==== SUPPLIED DATA

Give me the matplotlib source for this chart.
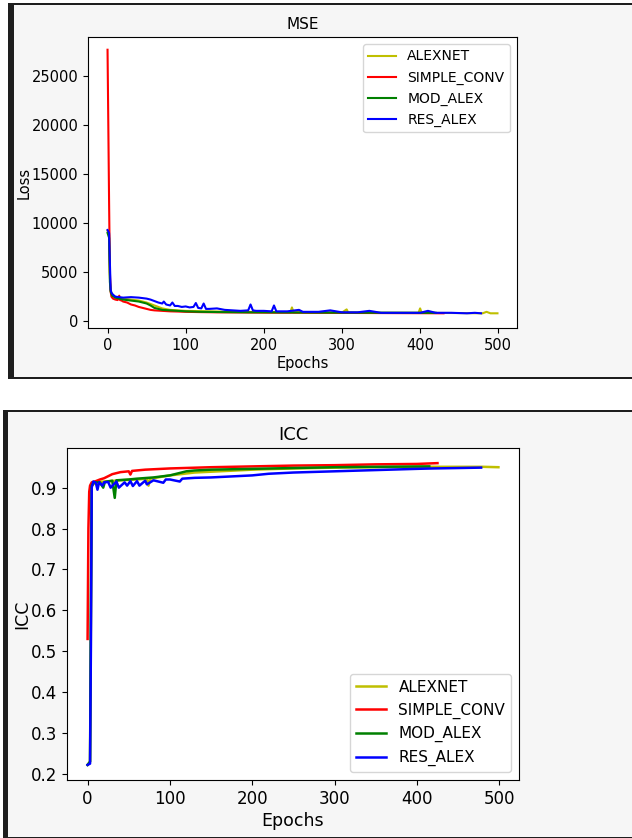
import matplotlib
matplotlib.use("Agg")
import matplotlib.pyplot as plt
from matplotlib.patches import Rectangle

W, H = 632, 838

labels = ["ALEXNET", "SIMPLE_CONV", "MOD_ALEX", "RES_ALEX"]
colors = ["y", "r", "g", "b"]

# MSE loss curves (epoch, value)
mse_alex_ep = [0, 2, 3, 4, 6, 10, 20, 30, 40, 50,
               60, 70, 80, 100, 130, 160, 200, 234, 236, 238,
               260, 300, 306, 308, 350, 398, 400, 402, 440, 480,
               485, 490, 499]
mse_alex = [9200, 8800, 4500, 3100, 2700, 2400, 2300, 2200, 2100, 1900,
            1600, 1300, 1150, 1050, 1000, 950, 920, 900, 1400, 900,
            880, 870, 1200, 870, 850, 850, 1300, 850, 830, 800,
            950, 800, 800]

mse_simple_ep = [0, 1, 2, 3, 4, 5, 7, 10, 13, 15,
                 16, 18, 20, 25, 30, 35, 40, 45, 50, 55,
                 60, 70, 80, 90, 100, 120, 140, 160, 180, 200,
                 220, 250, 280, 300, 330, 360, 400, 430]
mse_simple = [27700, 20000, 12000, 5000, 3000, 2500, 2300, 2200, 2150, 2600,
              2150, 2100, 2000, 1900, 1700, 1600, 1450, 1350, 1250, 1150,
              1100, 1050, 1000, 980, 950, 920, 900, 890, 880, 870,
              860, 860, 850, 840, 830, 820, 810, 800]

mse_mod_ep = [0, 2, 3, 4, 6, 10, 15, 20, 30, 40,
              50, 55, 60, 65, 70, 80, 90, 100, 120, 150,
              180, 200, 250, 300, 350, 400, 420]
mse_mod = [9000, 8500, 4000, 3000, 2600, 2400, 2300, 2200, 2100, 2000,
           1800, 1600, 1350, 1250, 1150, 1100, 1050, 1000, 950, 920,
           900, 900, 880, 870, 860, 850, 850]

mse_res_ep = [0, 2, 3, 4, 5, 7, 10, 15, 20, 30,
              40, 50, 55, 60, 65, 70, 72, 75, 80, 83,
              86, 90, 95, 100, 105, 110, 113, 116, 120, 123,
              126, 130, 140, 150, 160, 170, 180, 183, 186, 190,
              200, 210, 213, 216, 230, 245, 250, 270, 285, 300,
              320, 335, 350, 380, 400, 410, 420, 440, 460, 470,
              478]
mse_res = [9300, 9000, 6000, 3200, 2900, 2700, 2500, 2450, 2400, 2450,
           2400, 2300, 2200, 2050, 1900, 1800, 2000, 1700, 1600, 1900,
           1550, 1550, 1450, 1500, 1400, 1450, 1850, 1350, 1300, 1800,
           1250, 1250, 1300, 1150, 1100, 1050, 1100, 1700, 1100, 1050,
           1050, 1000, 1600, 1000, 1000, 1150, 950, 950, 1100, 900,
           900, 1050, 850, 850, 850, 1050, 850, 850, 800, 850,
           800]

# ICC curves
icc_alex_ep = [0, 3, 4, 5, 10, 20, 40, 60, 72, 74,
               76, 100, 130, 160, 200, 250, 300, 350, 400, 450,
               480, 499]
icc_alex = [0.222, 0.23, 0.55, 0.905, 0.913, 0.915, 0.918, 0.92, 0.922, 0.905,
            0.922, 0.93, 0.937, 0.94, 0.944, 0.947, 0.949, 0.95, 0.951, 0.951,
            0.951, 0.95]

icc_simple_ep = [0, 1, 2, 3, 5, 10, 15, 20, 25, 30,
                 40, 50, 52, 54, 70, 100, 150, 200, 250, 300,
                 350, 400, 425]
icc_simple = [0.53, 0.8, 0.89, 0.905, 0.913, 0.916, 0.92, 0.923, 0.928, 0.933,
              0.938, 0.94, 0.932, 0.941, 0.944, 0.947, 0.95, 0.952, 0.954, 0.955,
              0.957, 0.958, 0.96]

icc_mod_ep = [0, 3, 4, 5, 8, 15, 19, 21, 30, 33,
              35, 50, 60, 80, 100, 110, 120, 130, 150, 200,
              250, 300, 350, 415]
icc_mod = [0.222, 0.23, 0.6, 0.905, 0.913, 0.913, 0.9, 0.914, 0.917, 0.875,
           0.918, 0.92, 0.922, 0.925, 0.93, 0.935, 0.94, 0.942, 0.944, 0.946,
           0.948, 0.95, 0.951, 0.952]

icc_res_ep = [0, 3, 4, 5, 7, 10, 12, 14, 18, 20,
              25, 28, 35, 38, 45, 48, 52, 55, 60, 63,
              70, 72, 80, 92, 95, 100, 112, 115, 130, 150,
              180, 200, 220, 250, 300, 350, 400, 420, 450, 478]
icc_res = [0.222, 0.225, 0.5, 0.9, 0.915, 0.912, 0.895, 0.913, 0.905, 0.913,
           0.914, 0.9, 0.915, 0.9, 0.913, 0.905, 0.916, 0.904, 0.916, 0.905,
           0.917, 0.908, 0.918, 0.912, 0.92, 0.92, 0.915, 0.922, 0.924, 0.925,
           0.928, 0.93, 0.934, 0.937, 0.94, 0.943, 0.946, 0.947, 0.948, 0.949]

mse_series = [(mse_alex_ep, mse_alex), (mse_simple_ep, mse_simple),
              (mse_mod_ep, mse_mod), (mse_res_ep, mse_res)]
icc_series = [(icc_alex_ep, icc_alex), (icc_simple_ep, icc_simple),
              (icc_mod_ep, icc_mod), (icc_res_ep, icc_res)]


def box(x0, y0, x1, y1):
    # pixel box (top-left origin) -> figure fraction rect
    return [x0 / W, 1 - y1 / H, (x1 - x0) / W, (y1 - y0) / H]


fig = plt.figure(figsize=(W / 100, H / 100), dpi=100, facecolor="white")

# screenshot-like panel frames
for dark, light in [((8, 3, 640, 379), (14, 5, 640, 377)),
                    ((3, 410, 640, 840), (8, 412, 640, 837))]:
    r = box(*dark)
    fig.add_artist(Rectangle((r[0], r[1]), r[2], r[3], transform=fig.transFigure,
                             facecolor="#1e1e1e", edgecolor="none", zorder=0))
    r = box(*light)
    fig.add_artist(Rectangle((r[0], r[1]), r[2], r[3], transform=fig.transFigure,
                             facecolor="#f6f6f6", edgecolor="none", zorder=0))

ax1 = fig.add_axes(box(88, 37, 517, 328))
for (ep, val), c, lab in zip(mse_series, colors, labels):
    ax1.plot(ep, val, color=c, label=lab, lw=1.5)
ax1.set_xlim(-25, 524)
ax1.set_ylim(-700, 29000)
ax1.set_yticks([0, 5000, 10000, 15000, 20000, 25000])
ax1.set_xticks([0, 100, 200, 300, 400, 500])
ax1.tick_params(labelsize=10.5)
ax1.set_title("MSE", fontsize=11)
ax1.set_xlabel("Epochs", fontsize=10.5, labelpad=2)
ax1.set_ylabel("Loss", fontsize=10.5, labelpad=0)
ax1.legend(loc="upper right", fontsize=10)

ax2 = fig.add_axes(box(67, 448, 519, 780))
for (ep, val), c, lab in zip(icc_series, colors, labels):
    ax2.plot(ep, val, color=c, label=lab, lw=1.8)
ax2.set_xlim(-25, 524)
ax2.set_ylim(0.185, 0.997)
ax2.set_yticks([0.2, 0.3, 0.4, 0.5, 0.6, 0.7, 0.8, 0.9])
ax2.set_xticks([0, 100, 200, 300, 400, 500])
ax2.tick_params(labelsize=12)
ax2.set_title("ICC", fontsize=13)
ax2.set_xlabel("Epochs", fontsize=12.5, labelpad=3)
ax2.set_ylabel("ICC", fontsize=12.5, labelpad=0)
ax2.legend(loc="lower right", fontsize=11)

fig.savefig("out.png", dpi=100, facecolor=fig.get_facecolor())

========

### DIRECTIVE:
Repeat the lines of the listing above verbatim, beginning at its first line and ending at the line containing "900, 900, 880, 870, 860, 850, 850]", which is included. Omit pictures.

### TASK RESPONSE:
Give me the matplotlib source for this chart.
import matplotlib
matplotlib.use("Agg")
import matplotlib.pyplot as plt
from matplotlib.patches import Rectangle

W, H = 632, 838

labels = ["ALEXNET", "SIMPLE_CONV", "MOD_ALEX", "RES_ALEX"]
colors = ["y", "r", "g", "b"]

# MSE loss curves (epoch, value)
mse_alex_ep = [0, 2, 3, 4, 6, 10, 20, 30, 40, 50,
               60, 70, 80, 100, 130, 160, 200, 234, 236, 238,
               260, 300, 306, 308, 350, 398, 400, 402, 440, 480,
               485, 490, 499]
mse_alex = [9200, 8800, 4500, 3100, 2700, 2400, 2300, 2200, 2100, 1900,
            1600, 1300, 1150, 1050, 1000, 950, 920, 900, 1400, 900,
            880, 870, 1200, 870, 850, 850, 1300, 850, 830, 800,
            950, 800, 800]

mse_simple_ep = [0, 1, 2, 3, 4, 5, 7, 10, 13, 15,
                 16, 18, 20, 25, 30, 35, 40, 45, 50, 55,
                 60, 70, 80, 90, 100, 120, 140, 160, 180, 200,
                 220, 250, 280, 300, 330, 360, 400, 430]
mse_simple = [27700, 20000, 12000, 5000, 3000, 2500, 2300, 2200, 2150, 2600,
              2150, 2100, 2000, 1900, 1700, 1600, 1450, 1350, 1250, 1150,
              1100, 1050, 1000, 980, 950, 920, 900, 890, 880, 870,
              860, 860, 850, 840, 830, 820, 810, 800]

mse_mod_ep = [0, 2, 3, 4, 6, 10, 15, 20, 30, 40,
              50, 55, 60, 65, 70, 80, 90, 100, 120, 150,
              180, 200, 250, 300, 350, 400, 420]
mse_mod = [9000, 8500, 4000, 3000, 2600, 2400, 2300, 2200, 2100, 2000,
           1800, 1600, 1350, 1250, 1150, 1100, 1050, 1000, 950, 920,
           900, 900, 880, 870, 860, 850, 850]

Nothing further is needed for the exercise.